Type: indented|regexp
Default: empty string

Description: Use the multi-line-mode() option when processing multi-line messages. The syslog-ng OSE application provides the following methods to process multi-line messages:

  • The indented mode can process messages where each line that belongs to the previous line is indented by whitespace, and the message continues until the first non-indented line. For example, the Linux kernel (starting with version 3.5) uses this format for /dev/log, as well as several applications, like Apache Tomcat.

    Example: Processing indented multi-line messages
    source s_tomcat {
        file("/var/log/tomcat/xxx.log" multi-line-mode(indented));
  • The prefix-garbage mode uses a string or regular expression (set in multi-line-prefix()) that matches the beginning of the log messages, ignores newline characters from the source until a line matches the regular expression again, and treats the lines between the matching lines as a single message. For details on using multi-line-mode(prefix-garbage), see the multi-line-prefix() and multi-line-garbage() options.
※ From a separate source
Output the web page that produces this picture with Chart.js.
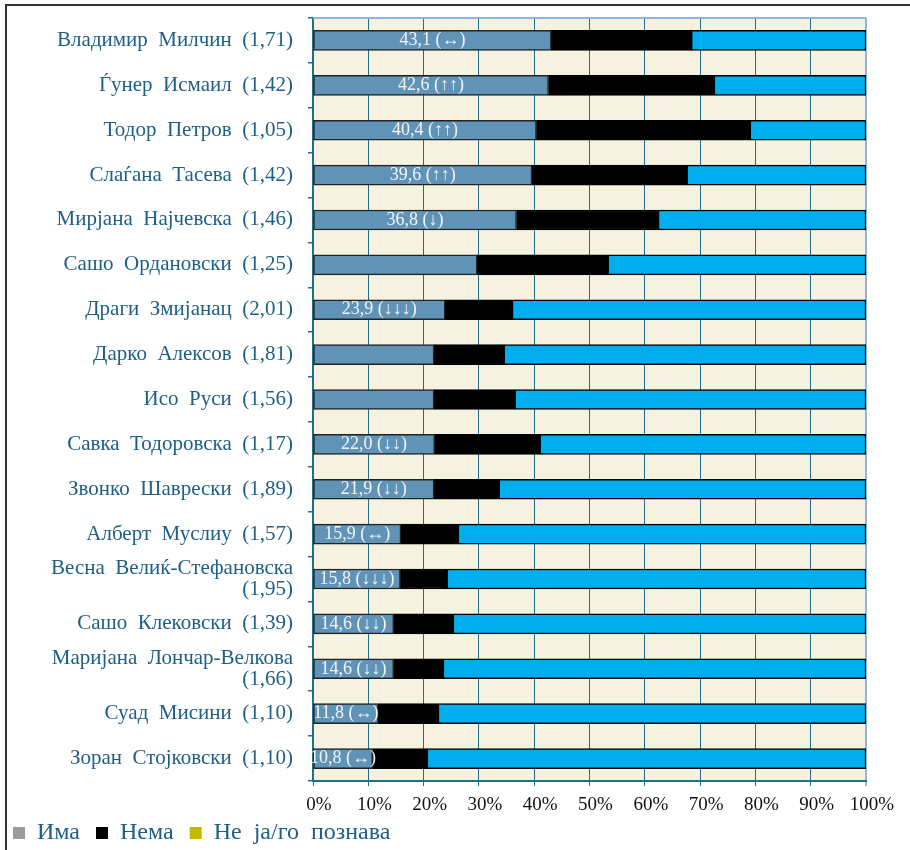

  • The prefix-suffix mode uses a string or regular expression (set in multi-line-prefix()) that matches the beginning of the log messages, ignores newline characters from the source until a line matches the regular expression set in multi-line-suffix(), and treats the lines between multi-line-prefix() and multi-line-suffix() as a single message. Any other lines between the end of the message and the beginning of a new message (that is, a line that matches the multi-line-prefix() expression) are discarded. For details on using multi-line-mode(prefix-suffix), see the multi-line-prefix() and multi-line-suffix() options.

    The prefix-suffix mode is similar to the prefix-garbage mode, but it appends the garbage part to the message instead of discarding it.

  • To make multi-line messages more readable when written to a file, use a template in the destination and instead of the ${MESSAGE} macro, use the following: $(indent-multi-line ${MESSAGE}). This expression inserts a tab after every newline character (except when a tab is already present), indenting every line of the message after the first. For example:

    destination d_file {
        file ("/var/log/messages"
            template("${ISODATE} ${HOST} $(indent-multi-line ${MESSAGE})\n")

    For details on using templates, see Templates and macros.

  • To actually convert the lines of multi-line messages to single line (by replacing the newline characters with whitespaces), use the flags(no-multi-line) option in the source.